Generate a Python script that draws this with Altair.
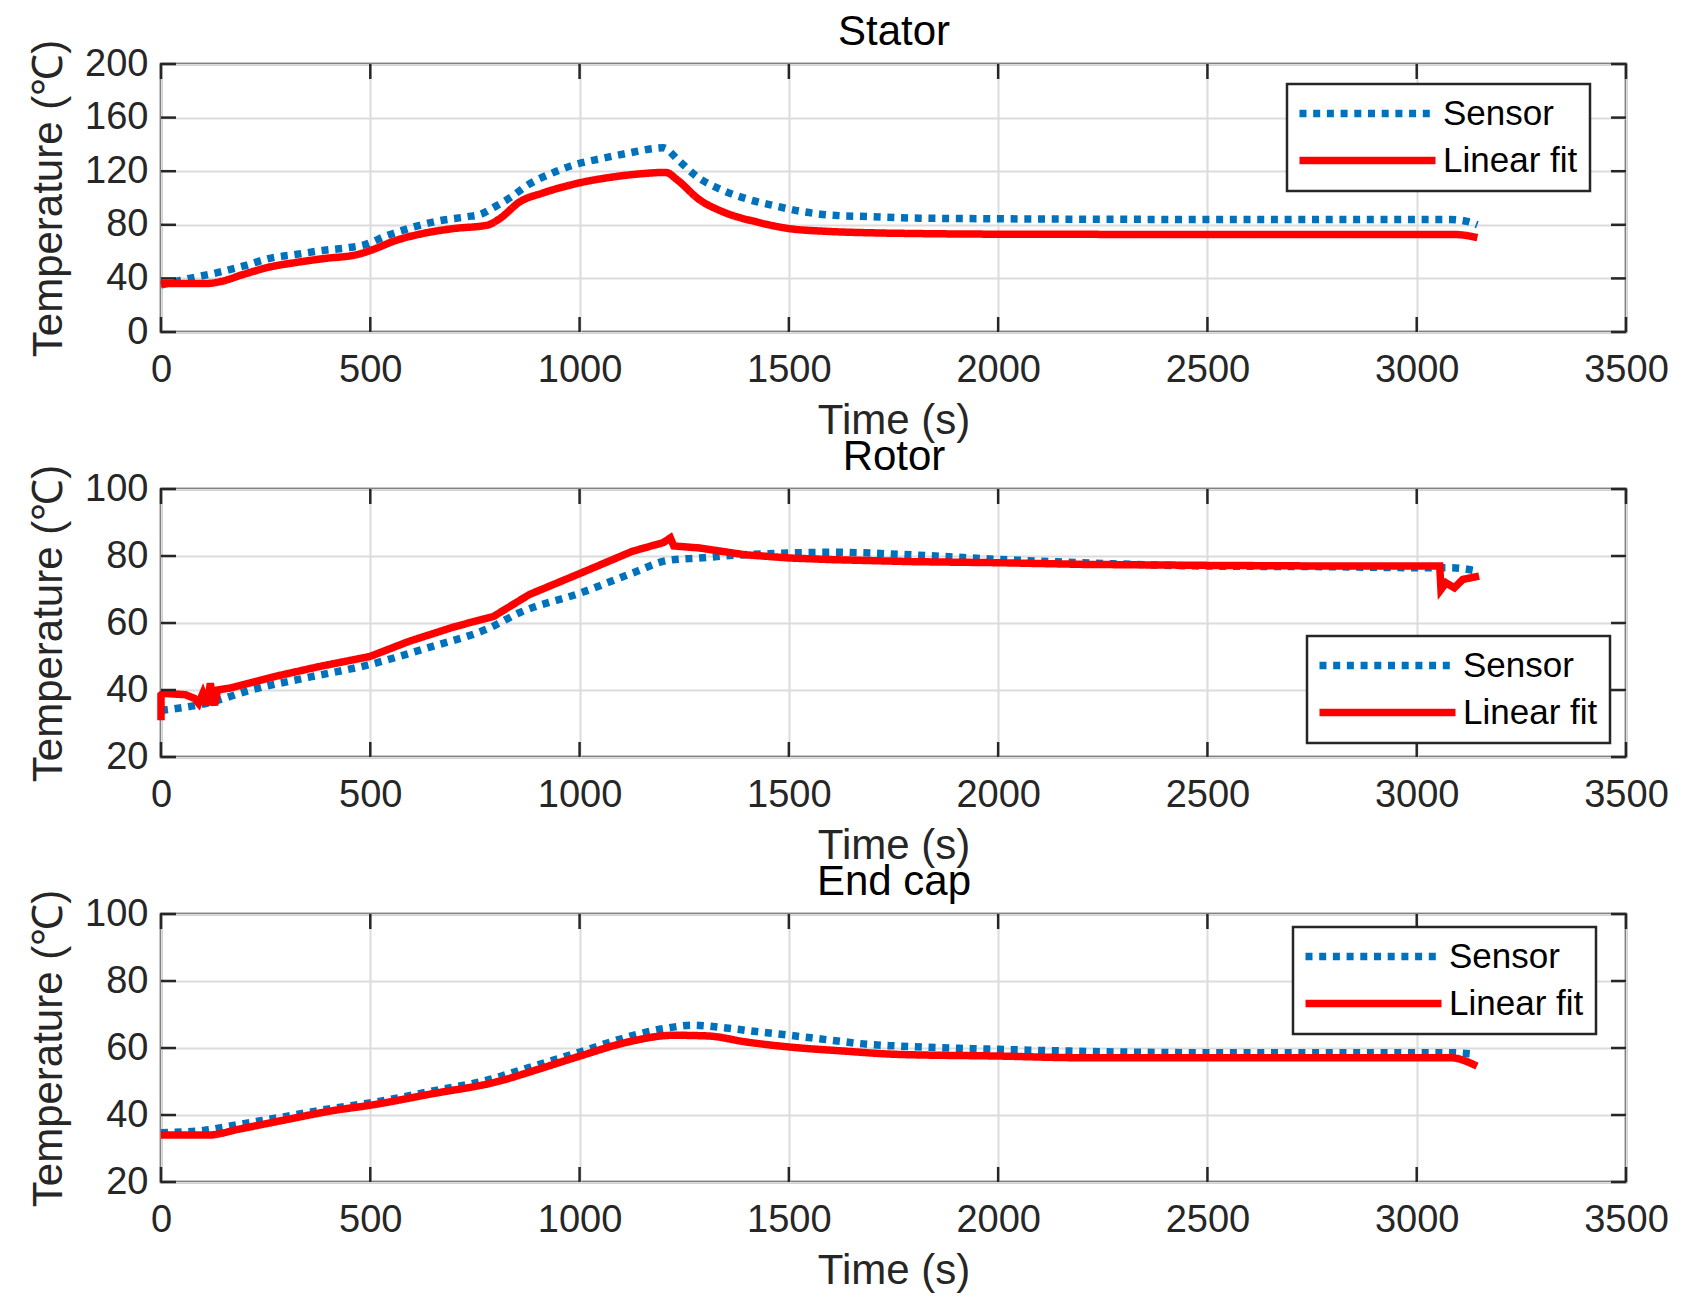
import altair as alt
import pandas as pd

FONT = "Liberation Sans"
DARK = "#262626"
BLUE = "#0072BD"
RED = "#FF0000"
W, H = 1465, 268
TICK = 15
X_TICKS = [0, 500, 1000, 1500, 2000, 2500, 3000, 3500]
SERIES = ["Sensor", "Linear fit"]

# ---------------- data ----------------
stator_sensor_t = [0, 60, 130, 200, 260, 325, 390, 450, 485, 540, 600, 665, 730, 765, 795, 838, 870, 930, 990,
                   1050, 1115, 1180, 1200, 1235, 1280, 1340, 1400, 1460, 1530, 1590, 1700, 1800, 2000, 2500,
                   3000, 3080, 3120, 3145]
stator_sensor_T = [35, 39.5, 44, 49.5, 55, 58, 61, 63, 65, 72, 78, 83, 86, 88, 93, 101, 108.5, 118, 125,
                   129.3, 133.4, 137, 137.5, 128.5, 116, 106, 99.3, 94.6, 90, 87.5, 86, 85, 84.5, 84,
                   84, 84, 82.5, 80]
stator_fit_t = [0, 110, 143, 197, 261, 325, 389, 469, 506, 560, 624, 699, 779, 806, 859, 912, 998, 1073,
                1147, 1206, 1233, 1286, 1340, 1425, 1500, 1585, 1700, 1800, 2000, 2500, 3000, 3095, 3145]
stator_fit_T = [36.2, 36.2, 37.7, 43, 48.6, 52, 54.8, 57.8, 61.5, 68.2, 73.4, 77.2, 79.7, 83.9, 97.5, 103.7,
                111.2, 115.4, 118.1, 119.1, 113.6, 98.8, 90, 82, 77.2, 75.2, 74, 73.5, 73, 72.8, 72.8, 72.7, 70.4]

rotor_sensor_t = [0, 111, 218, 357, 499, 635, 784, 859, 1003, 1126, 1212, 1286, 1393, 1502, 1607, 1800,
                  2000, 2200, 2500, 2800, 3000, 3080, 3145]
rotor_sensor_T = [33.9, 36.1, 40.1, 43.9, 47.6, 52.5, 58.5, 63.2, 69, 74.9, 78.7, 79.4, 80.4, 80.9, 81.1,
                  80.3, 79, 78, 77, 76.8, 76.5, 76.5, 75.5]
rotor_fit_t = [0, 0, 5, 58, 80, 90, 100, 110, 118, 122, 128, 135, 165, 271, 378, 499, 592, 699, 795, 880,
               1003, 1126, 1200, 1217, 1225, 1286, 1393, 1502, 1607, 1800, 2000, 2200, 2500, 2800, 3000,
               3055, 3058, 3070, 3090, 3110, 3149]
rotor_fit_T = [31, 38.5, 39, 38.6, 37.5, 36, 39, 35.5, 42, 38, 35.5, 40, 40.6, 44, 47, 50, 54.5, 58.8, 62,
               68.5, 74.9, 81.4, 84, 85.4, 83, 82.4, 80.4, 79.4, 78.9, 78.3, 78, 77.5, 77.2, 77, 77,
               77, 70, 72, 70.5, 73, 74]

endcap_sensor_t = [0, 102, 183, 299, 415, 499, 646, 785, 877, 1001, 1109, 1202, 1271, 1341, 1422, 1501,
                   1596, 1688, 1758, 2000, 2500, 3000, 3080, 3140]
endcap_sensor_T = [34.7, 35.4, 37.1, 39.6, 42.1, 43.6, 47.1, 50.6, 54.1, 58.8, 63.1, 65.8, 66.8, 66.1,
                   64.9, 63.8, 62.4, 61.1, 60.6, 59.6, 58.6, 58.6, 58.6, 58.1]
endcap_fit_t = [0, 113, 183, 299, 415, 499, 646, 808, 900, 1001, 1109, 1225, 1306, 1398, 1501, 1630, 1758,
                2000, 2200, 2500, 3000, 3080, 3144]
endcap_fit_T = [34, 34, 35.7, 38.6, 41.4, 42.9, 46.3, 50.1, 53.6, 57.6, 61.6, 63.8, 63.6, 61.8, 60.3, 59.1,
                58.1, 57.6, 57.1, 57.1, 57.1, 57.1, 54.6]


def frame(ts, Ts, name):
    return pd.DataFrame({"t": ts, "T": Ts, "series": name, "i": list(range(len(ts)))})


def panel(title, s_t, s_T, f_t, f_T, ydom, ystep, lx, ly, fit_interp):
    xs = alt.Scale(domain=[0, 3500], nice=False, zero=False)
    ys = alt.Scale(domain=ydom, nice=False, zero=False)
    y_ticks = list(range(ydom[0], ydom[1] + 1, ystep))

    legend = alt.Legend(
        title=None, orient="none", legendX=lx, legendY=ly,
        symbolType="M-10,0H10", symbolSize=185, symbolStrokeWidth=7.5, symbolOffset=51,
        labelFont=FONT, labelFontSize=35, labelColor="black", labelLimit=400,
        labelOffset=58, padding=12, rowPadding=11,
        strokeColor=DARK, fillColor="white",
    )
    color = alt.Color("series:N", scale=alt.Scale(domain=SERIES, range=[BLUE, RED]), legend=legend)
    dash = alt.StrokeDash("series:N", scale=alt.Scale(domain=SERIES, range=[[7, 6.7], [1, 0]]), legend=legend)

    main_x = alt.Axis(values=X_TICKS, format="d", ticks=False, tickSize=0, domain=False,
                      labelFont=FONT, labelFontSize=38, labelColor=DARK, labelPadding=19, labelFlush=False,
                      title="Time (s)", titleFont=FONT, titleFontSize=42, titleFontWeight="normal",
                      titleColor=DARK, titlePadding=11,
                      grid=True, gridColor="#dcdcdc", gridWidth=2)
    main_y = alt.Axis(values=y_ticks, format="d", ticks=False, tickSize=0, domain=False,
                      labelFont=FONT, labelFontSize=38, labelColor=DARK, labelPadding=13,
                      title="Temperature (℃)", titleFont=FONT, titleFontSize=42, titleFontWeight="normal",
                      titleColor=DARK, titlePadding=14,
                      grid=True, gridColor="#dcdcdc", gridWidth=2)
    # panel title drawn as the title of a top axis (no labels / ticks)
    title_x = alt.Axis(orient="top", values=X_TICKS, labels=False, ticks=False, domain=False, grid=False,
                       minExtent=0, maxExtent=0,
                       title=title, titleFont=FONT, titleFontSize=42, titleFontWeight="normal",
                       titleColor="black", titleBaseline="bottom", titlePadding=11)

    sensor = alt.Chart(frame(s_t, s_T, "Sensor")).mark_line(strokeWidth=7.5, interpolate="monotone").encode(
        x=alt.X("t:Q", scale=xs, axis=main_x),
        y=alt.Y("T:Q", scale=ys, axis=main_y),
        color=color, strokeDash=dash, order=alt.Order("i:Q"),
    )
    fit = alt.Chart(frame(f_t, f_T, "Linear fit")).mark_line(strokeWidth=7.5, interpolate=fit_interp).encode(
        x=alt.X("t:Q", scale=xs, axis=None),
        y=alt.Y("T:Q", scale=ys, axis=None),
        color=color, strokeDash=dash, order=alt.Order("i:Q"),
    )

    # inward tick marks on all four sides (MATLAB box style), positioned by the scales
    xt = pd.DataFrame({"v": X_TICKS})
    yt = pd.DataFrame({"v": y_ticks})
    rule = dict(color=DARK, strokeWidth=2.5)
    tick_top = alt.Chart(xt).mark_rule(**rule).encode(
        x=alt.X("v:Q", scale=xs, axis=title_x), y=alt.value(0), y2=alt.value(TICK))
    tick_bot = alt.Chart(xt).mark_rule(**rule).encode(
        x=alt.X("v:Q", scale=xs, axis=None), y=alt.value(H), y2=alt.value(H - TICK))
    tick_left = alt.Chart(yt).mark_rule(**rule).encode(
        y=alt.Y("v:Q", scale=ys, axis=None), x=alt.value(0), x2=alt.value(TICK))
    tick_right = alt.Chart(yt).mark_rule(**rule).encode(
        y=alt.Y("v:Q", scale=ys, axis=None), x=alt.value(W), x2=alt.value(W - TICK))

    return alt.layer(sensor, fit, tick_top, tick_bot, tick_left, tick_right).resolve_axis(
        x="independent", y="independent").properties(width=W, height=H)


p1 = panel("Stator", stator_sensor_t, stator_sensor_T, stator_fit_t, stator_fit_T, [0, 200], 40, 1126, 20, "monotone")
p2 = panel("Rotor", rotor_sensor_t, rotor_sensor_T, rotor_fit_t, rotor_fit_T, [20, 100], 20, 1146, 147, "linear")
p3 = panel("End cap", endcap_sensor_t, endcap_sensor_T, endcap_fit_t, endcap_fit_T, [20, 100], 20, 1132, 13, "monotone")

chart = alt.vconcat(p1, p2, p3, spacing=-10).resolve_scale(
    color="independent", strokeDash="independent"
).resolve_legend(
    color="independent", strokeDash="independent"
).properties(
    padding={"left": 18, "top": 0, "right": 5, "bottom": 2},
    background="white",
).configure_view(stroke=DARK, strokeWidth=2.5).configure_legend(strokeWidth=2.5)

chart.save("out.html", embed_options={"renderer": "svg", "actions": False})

|---|

* **Exercise aim**
Repeat, with no pictures, each line from the beginning of the data through the line containing "72.8, 72.7, 70.4]", inclusive.

* **Task solution**
Generate a Python script that draws this with Altair.
import altair as alt
import pandas as pd

FONT = "Liberation Sans"
DARK = "#262626"
BLUE = "#0072BD"
RED = "#FF0000"
W, H = 1465, 268
TICK = 15
X_TICKS = [0, 500, 1000, 1500, 2000, 2500, 3000, 3500]
SERIES = ["Sensor", "Linear fit"]

# ---------------- data ----------------
stator_sensor_t = [0, 60, 130, 200, 260, 325, 390, 450, 485, 540, 600, 665, 730, 765, 795, 838, 870, 930, 990,
                   1050, 1115, 1180, 1200, 1235, 1280, 1340, 1400, 1460, 1530, 1590, 1700, 1800, 2000, 2500,
                   3000, 3080, 3120, 3145]
stator_sensor_T = [35, 39.5, 44, 49.5, 55, 58, 61, 63, 65, 72, 78, 83, 86, 88, 93, 101, 108.5, 118, 125,
                   129.3, 133.4, 137, 137.5, 128.5, 116, 106, 99.3, 94.6, 90, 87.5, 86, 85, 84.5, 84,
                   84, 84, 82.5, 80]
stator_fit_t = [0, 110, 143, 197, 261, 325, 389, 469, 506, 560, 624, 699, 779, 806, 859, 912, 998, 1073,
                1147, 1206, 1233, 1286, 1340, 1425, 1500, 1585, 1700, 1800, 2000, 2500, 3000, 3095, 3145]
stator_fit_T = [36.2, 36.2, 37.7, 43, 48.6, 52, 54.8, 57.8, 61.5, 68.2, 73.4, 77.2, 79.7, 83.9, 97.5, 103.7,
                111.2, 115.4, 118.1, 119.1, 113.6, 98.8, 90, 82, 77.2, 75.2, 74, 73.5, 73, 72.8, 72.8, 72.7, 70.4]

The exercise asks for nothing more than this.